---------- Source data ----------

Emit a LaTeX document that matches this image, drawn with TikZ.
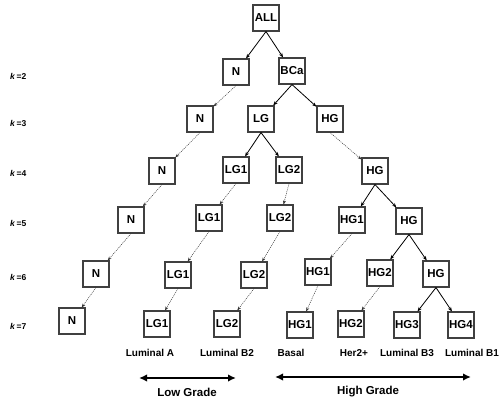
\documentclass[tikz,border=0pt]{standalone}
\usepackage{fontspec}
\setmainfont{Liberation Sans}
\usetikzlibrary{arrows.meta}
\begin{document}
\begin{tikzpicture}[x=1pt,y=-1pt,
  box/.style={draw=black!75, line width=1.1pt, minimum width=26pt, minimum height=26pt,
    inner sep=0pt, font=\fontsize{11.5}{11.5}\selectfont\bfseries},
  split/.style={-{Stealth[length=4.5pt,width=3.5pt]}, line width=0.8pt},
  carry/.style={-{Stealth[length=4pt,width=3pt]}, line width=0.5pt,
    dash pattern=on 1pt off 1pt, draw=black!80},
  klab/.style={font=\fontsize{8.5}{8.5}\selectfont\bfseries, anchor=west, inner sep=0pt},
  sub/.style={font=\fontsize{10}{10}\selectfont\bfseries, inner sep=0pt},
  grade/.style={font=\fontsize{11.5}{11.5}\selectfont\bfseries, inner sep=0pt},
  span/.style={{Latex[length=8pt,width=7.5pt]}-{Latex[length=8pt,width=7.5pt]}, line width=2.5pt}]
\useasboundingbox (0,0) rectangle (501,401);

% level labels
\node[klab] (k2) at (10,76) {\textit{k}\,=2};
\node[klab] (k3) at (10,123) {\textit{k}\,=3};
\node[klab] (k4) at (10,173) {\textit{k}\,=4};
\node[klab] (k5) at (10,223) {\textit{k}\,=5};
\node[klab] (k6) at (10,277) {\textit{k}\,=6};
\node[klab] (k7) at (10,326) {\textit{k}\,=7};

% tree nodes
\node[box] (all) at (266,18) {ALL};
\node[box] (n2) at (236,72) {N};
\node[box] (bca) at (292,71) {BCa};

\node[box] (n3) at (200,119) {N};
\node[box] (lg3) at (261,119) {LG};
\node[box] (hg3) at (330,119) {HG};

\node[box] (n4) at (162,171) {N};
\node[box] (lga4) at (236,170) {LG1};
\node[box] (lgb4) at (289,170) {LG2};
\node[box] (hg4) at (375,171) {HG};

\node[box] (n5) at (131,220) {N};
\node[box] (lga5) at (209,218) {LG1};
\node[box] (lgb5) at (280,218) {LG2};
\node[box] (hga5) at (352,220) {HG1};
\node[box] (hg5) at (409,221) {HG};

\node[box] (n6) at (96,274) {N};
\node[box] (lga6) at (178,275) {LG1};
\node[box] (lgb6) at (254,275) {LG2};
\node[box] (hga6) at (318,272) {HG1};
\node[box] (hgb6) at (380,273) {HG2};
\node[box] (hg6) at (436,274) {HG};

\node[box] (n7) at (72,321) {N};
\node[box] (lga7) at (157,324) {LG1};
\node[box] (lgb7) at (227,324) {LG2};
\node[box] (hga7) at (300,325) {HG1};
\node[box] (hgb7) at (351,324) {HG2};
\node[box] (hgc7) at (407,325) {HG3};
\node[box] (hgd7) at (461,325) {HG4};

% splits
\draw[split] (all.south) -- (n2);
\draw[split] (all.south) -- (bca);
\draw[split] (bca.south) -- (lg3);
\draw[split] (bca.south) -- (hg3);
\draw[split] (lg3.south) -- (lga4);
\draw[split] (lg3.south) -- (lgb4);
\draw[split] (hg4.south) -- (hga5);
\draw[split] (hg4.south) -- (hg5);
\draw[split] (hg5.south) -- (hgb6);
\draw[split] (hg5.south) -- (hg6);
\draw[split] (hg6.south) -- (hgc7);
\draw[split] (hg6.south) -- (hgd7);

% carried-over groups
\draw[carry] (n2.south) -- (n3);
\draw[carry] (n3.south) -- (n4);
\draw[carry] (n4.south) -- (n5);
\draw[carry] (n5.south) -- (n6);
\draw[carry] (n6.south) -- (n7);
\draw[carry] (hg3.south) -- (hg4);
\draw[carry] (lga4.south) -- (lga5);
\draw[carry] (lga5.south) -- (lga6);
\draw[carry] (lga6.south) -- (lga7);
\draw[carry] (lgb4.south) -- (lgb5);
\draw[carry] (lgb5.south) -- (lgb6);
\draw[carry] (lgb6.south) -- (lgb7);
\draw[carry] (hga5.south) -- (hga6);
\draw[carry] (hga6.south) -- (hga7);
\draw[carry] (hgb6.south) -- (hgb7);

% subtype names
\node[sub] (lumA) at (150,353) {Luminal A};
\node[sub] (lumB2) at (227,353) {Luminal B2};
\node[sub] (basal) at (291,353) {Basal};
\node[sub] (her2) at (354,353) {Her2+};
\node[sub] (lumB3) at (407,353) {Luminal B3};
\node[sub] (lumB1) at (472,353) {Luminal B1};

% grade ranges
\coordinate (lowL) at (139,378);
\coordinate (lowR) at (236,378);
\coordinate (highL) at (275,377);
\coordinate (highR) at (471,377);
\draw[span] (lowL) -- (lowR);
\draw[span] (highL) -- (highR);
\node[grade] (low) at (187,392) {Low Grade};
\node[grade] (high) at (368,392) {High Grade};
\end{tikzpicture}
\end{document}
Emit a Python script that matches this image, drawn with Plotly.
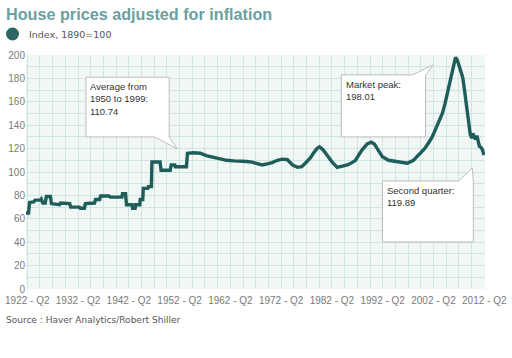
import plotly.graph_objects as go

# ---- data ----
years = [1922.0, 1922.5, 1922.7, 1923.5, 1923.8, 1924.8, 1925.0, 1925.3, 1925.8, 1926.0,
         1926.8, 1927.0, 1928.6, 1928.8, 1930.6, 1930.8, 1932.5, 1932.7, 1933.5, 1933.7,
         1935.5, 1935.7, 1936.5, 1936.7, 1938.3, 1938.6, 1940.9, 1941.0, 1941.6, 1941.8,
         1942.9, 1943.0, 1943.5, 1943.6, 1944.4, 1944.5, 1945.0, 1945.1, 1946.0, 1946.1,
         1946.7, 1946.8, 1948.4, 1948.6, 1950.4, 1950.6, 1951.3, 1951.4, 1953.6, 1953.8,
         1955.0, 1956.3, 1957.5, 1958.5, 1960.0, 1961.5, 1963.0, 1964.5, 1965.5, 1966.5,
         1967.5, 1968.5, 1969.5, 1970.5, 1971.5, 1972.5, 1973.5, 1974.5, 1975.5, 1976.3,
         1977.0, 1978.0, 1978.6, 1979.3, 1979.8, 1980.5, 1981.2, 1982.3, 1983.3, 1984.3,
         1985.3, 1986.2, 1986.9, 1987.6, 1988.2, 1989.2, 1990.0, 1990.6, 1991.2, 1992.2,
         1993.4, 1994.2, 1995.1, 1996.0, 1997.1, 1998.3, 1999.0, 1999.7, 2000.5, 2001.3,
         2002.0, 2002.6, 2003.3, 2004.0, 2004.5, 2005.0, 2005.5, 2006.0, 2006.3, 2006.6,
         2007.0, 2007.4, 2008.0, 2008.3, 2008.6, 2008.9, 2009.2, 2009.5, 2009.8, 2010.0,
         2010.2, 2010.5, 2010.8, 2011.0, 2011.3, 2011.6, 2011.9, 2012.2]
index_values = [65, 65, 74, 74.5, 76, 76, 77, 73.5, 73.5, 79,
                79, 73, 72, 73.5, 73, 70, 70, 69, 69, 73,
                73.5, 76.5, 76.5, 79.5, 79.5, 78.5, 78.5, 81.5, 81.5, 72,
                72, 69, 69, 72, 72, 76.5, 76.5, 86, 86, 87.5,
                87.5, 108.5, 108.5, 101.5, 101.5, 106, 106, 104.5, 104.5, 116,
                116.5, 116, 114, 113, 111, 110, 109.5, 109.5, 109, 108.5,
                107.5, 106, 107, 108, 110, 111, 110.5, 106, 104, 104.5,
                107.5, 112, 116, 120, 121.5, 119, 115, 108.5, 104, 105,
                106, 108, 110, 115, 119, 124, 125.5, 124, 120, 113,
                110, 109.5, 108.5, 108, 107.5, 110, 113, 116, 120, 125,
                130, 136, 143, 150, 158, 167.5, 177, 187, 194, 198,
                195, 190, 181, 172, 161.5, 150, 138.5, 132, 129, 133,
                131, 128, 131, 127, 122, 121, 119, 114.5]

tick_years = [1922.25, 1932.25, 1942.25, 1952.25, 1962.25, 1972.25, 1982.25, 1992.25, 2002.25, 2012.25]
tick_labels = ["1922 - Q2", "1932 - Q2", "1942 - Q2", "1952 - Q2", "1962 - Q2",
               "1972 - Q2", "1982 - Q2", "1992 - Q2", "2002 - Q2", "2012 - Q2"]

series_name = "Index, 1890=100"
callout_texts = ["Average from<br>1950 to 1999:<br>110.74",
                 "Market peak:<br>198.01",
                 "Second quarter:<br>119.89"]

LINE = "#1f5d5b"
GRID = "#cfe5e0"

W, H = 512, 358
ML, MR, MT, MB = 26, 27, 55, 69
PW, PH = W - ML - MR, H - MT - MB


def px_x(px):
    return (px - ML) / PW


def px_y(py):
    return (H - MB - py) / PH


fig = go.Figure()
fig.add_trace(go.Scatter(x=years, y=index_values, mode="lines", name=series_name,
                         line=dict(color=LINE, width=3.4), showlegend=False,
                         hoverinfo="skip"))

# callout shapes (box + tail), in data coordinates
def box_bottom_tail(x0, x1, ytop, ybot, xb, tipx, tipy):
    return (f"M{x0},{ytop} L{x1},{ytop} L{x1},{ybot} L{tipx},{tipy} "
            f"L{xb},{ybot} L{x0},{ybot} Z")


def box_top_tail(x0, x1, ytop, ybot, xb, tipx, tipy):
    return (f"M{x0},{ytop} L{xb},{ytop} L{tipx},{tipy} L{x1},{ytop} "
            f"L{x1},{ybot} L{x0},{ybot} Z")


paths = [
    box_bottom_tail(1933.8, 1950.2, 181, 130, 1947.3, 1951.8, 119.7),
    box_top_tail(1984.1, 2000.7, 183, 130, 1998.1, 2002.2, 191.5),
    box_top_tail(1992.2, 2010.1, 92.3, 40.2, 2007.2, 2009.9, 103.4),
]
for p in paths:
    fig.add_shape(type="path", path=p, xref="x", yref="y",
                  fillcolor="white", line=dict(color="#bdbdbd", width=1), layer="above")

text_pos = [(1934.3, 179.5), (1984.6, 181.5), (1992.7, 90.5)]
for (tx, ty), t in zip(text_pos, callout_texts):
    fig.add_annotation(x=tx, y=ty, xref="x", yref="y", text=t, showarrow=False,
                       xanchor="left", yanchor="top", align="left",
                       font=dict(family="Liberation Sans, Arial", size=9.5, color="#333333"))

# title
fig.add_annotation(x=px_x(4), y=px_y(14), xref="paper", yref="paper",
                   text="<b>House prices adjusted for inflation</b>", showarrow=False,
                   xanchor="left", yanchor="middle",
                   font=dict(family="Liberation Sans, Arial", size=16.2, color="#6b9fa0"))

# legend: circle + label
fig.add_shape(type="circle", xref="paper", yref="paper",
              x0=px_x(6), x1=px_x(19), y0=px_y(40.5), y1=px_y(27.5),
              fillcolor="#2a6664", line=dict(width=0))
fig.add_annotation(x=px_x(27), y=px_y(34), xref="paper", yref="paper",
                   text=series_name, showarrow=False, xanchor="left", yanchor="middle",
                   font=dict(family="DejaVu Sans, Verdana", size=9.5, color="#555555"))

fig.add_annotation(x=px_x(4), y=px_y(320), xref="paper", yref="paper",
                   text="Source : Haver Analytics/Robert Shiller", showarrow=False,
                   xanchor="left", yanchor="middle",
                   font=dict(family="DejaVu Sans, Verdana", size=9, color="#555555"))

fig.update_layout(
    width=W, height=H,
    margin=dict(l=ML, r=MR, t=MT, b=MB, autoexpand=False),
    paper_bgcolor="white", plot_bgcolor="#f0f7f5",
    showlegend=False,
    xaxis=dict(range=[1922.0, 2012.4], tickvals=tick_years, ticktext=tick_labels,
               tickangle=0, automargin=False, ticklabelstandoff=4,
               showgrid=True, gridcolor=GRID, gridwidth=1, zeroline=False,
               showline=False, ticks="",
               minor=dict(tick0=1922.25, dtick=2.5, showgrid=True, gridcolor=GRID, gridwidth=1),
               tickfont=dict(family="Liberation Sans, Arial", size=10, color="#7a7a7a")),
    yaxis=dict(range=[0, 200], dtick=20, showgrid=True, gridcolor=GRID, gridwidth=1,
               zeroline=False, showline=False, ticks="", automargin=False,
               minor=dict(dtick=10, showgrid=True, gridcolor=GRID, gridwidth=1),
               tickfont=dict(family="Liberation Sans, Arial", size=10, color="#7a7a7a")),
)

fig.write_html("out.html", config={"displayModeBar": False},
               post_script="document.body.style.margin='0';document.body.style.overflow='hidden';")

----------

== Stated task ==
Tally the lines of the preceding listing in which the word "that" appears; state nothing but the total.

== Task output ==
2